The BBC's promotional trailers are so good, they scare the corporation's bosses. The success of Perfect Day and the sublime Vic & Bob Poldark on Mopeds led to complaints from commercial broadcasters that they were no more than advertisements, and a sign of the BBC being too competitive. Showing their usual fearlessness, the corporation was led to lock away another comedy promotion - apparently even funnier than the Vic & Bob madness - in the vaults, where it will never be seen.

Labour baby

New Labour's efforts to tap the soul of the nation give it interesting bedfellows. The fabulously named Dawn Bebe, editor of New Woman - it has been compared to a female Loaded - attended a reception at Downing Street recently. So impressed was the Prime Minister that she was invited back to brief party advisers on the state of the nation's 18-25-year-old women. Labour's next poster campaign could be interesting.

Voting with their feet

ITV last week blamed a heat wave for the lowest FA Cup final viewing figures ever. Just 7.8 million viewers tuned in to Arsenal vs Newcastle United. How does this bode for ITV's much-vaunted World Cup season? Well, a survey running on ITV's own Teletext service last Tuesday may hold some clues: viewers were asked to nominate the channel on which they preferred to watch football. Of more than 2,140 voters, 71 per cent said they preferred the BBC's coverage, 19 per cent plumped for Sky, and just 10 per cent chose ITV.

Pre-emptive strike

Despite an overwhelming vote in favour of strike action by BBC staff last week, the corporation's top brass was unwilling to be negative about the union, Bectu. It needs to give only seven days' notice of strike action, but for some reason gave the BBC management three weeks to get contingency plans - otherwise known as scab labour - in place for the June strikes.

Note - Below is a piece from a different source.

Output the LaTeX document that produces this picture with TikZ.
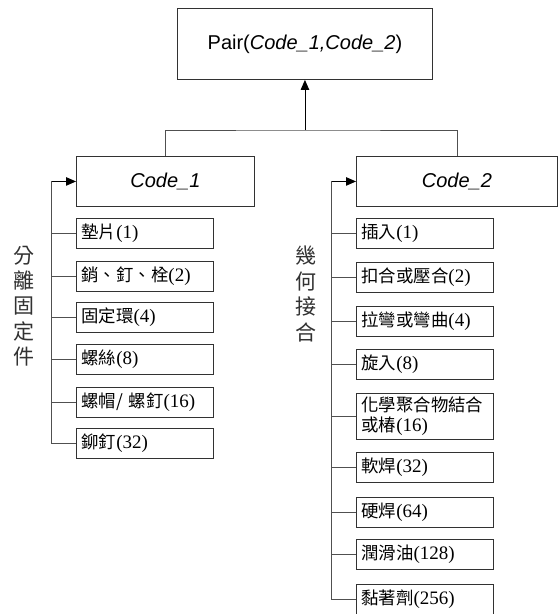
\documentclass[tikz,border=0pt]{standalone}
\usepackage{fontspec}
\setmainfont{Liberation Serif}
\setsansfont{Liberation Sans}
\newfontfamily\cjk{Noto Sans CJK TC}
\usetikzlibrary{arrows.meta}
\definecolor{linec}{RGB}{80,80,80}
\definecolor{boxc}{RGB}{50,50,50}
\newcommand\zh[1]{{\cjk #1}}
\newcommand\itemfont{\fontsize{17.4}{20}\selectfont}
\newcommand\itm[2]{\zh{#1}{\fontsize{19}{20}\selectfont #2}}
\begin{document}
\begin{tikzpicture}[x=1pt,y=-1pt,
  conn/.style={draw=linec, line width=0.9pt},
  tip/.style={-{Triangle[length=10pt,width=8.5pt]}, draw=black},
  headbox/.style={draw=boxc, line width=0.9pt, anchor=north west, inner sep=0pt,
    font=\sffamily\fontsize{20}{24}\selectfont},
  itembox/.style={draw=boxc, line width=0.9pt, anchor=north west,
    minimum width=137pt, minimum height=30pt, inner xsep=5pt, inner ysep=0pt,
    text width=127pt, align=left, font=\itemfont},
  sidelabel/.style={align=center, text=boxc, font=\cjk\fontsize{21}{25.4}\selectfont}
]
\useasboundingbox (0,0) rectangle (560,614);

% root and the two code boxes
\node[headbox, minimum width=255pt, minimum height=71pt] (top) at (177,8)
  {Pair(\textit{Code\_1,Code\_2})};
\node[headbox, minimum width=178pt, minimum height=50pt] (c1) at (76,156) {\textit{Code\_1}};
\node[headbox, minimum width=201pt, minimum height=50pt] (c2) at (356,156) {\textit{Code\_2}};

\coordinate (j) at (top.south |- 0,130);
\draw[conn] (c1.north) |- (j) -| (c2.north);
\draw[conn, tip] (j) -- (top.south);

% separate fasteners
\node[itembox] (l1) at (76,218) {\itm{墊片}{(1)}};
\node[itembox] (l2) at (76,261) {\itm{銷、釘、栓}{(2)}};
\node[itembox] (l3) at (76,302) {\itm{固定環}{(4)}};
\node[itembox] (l4) at (76,344) {\itm{螺絲}{(8)}};
\node[itembox] (l5) at (76,387) {\itm{螺帽/ 螺釘}{(16)}};
\node[itembox] (l6) at (76,428) {\itm{鉚釘}{(32)}};

\coordinate (lbus) at (51,0 |- c1.west);
\draw[conn, tip] (lbus) -- (c1.west);
\draw[conn] (lbus) |- (l6.west);
\foreach \n in {l1,l2,l3,l4,l5}
  \draw[conn] (\n.west) -- (lbus |- \n.west);

\node[sidelabel] (lab1) at (24,306) {分\\離\\固\\定\\件};

% geometric joints
\node[itembox] (r1) at (356,218) {\itm{插入}{(1)}};
\node[itembox] (r2) at (356,262) {\itm{扣合或壓合}{(2)}};
\node[itembox] (r3) at (356,306) {\itm{拉彎或彎曲}{(4)}};
\node[itembox] (r4) at (356,349) {\itm{旋入}{(8)}};
\node[itembox, minimum height=46pt] (r5) at (356,393)
  {\zh{化學聚合物結合}\\\itm{或椿}{(16)}};
\node[itembox] (r6) at (356,452) {\itm{軟焊}{(32)}};
\node[itembox] (r7) at (356,497) {\itm{硬焊}{(64)}};
\node[itembox] (r8) at (356,539) {\itm{潤滑油}{(128)}};
\node[itembox] (r9) at (356,584) {\itm{黏著劑}{(256)}};

\coordinate (rbus) at (331,0 |- c2.west);
\draw[conn, tip] (rbus) -- (c2.west);
\draw[conn] (rbus) |- (r9.west);
\foreach \n in {r1,r2,r3,r4,r5,r6,r7,r8}
  \draw[conn] (\n.west) -- (rbus |- \n.west);

\node[sidelabel] (lab2) at (306,294) {幾\\何\\接\\合};
\end{tikzpicture}
\end{document}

BBC bosses think this means the union is trying to play a moderating role.

No hiding place

The organisers of the Baftas showed a sick sense of humour when allocating seats at the dinner afterwards. The Sawalha family - the character actor Nadim Sawalha and his daughter, EastEnders star Nadia, who suffered not a little press interest after the suicide of her estranged husband last year - had a nasty shock on taking their seats. They discovered they were sharing a table with show business and TV hacks from The Sun.

Dead men don't talk

During the Bafta award-giving itself the media room was startled by a remark from the PR company handling the bash that David Dimbleby would receive his special award from Richard Dimbleby. Assembled reporters waited for the other shoe to drop, but it never did.

Evans's influence

What a difference a ginger DJ makes. Before Mr Evans joined Virgin Radio its advertising and sponsorship revenue was coming in at pounds 1.2m a month. That figure is now closer to pounds 3m and Ginger Media is already ahead on its repayments to backers. Apparently there is enough money left over for an advertising campaign - though Virgin would get more coverage if Chris just went to the pub with Anthea Turner and Gazza at the same time.

Where the Sun shines

Last time Evans did go drinking with Gazza, James Eisen, a student journalist, made himself some money snatching a photograph of the footballer with a kebab in his hands. The Sun's picture desk turned it down, but The Mirror took it and ran its "Pittaful" headline. James thinks someone at The Sun will suffer for this error, but that is to forget the close relationship Evans enjoys with the Wapping red-top.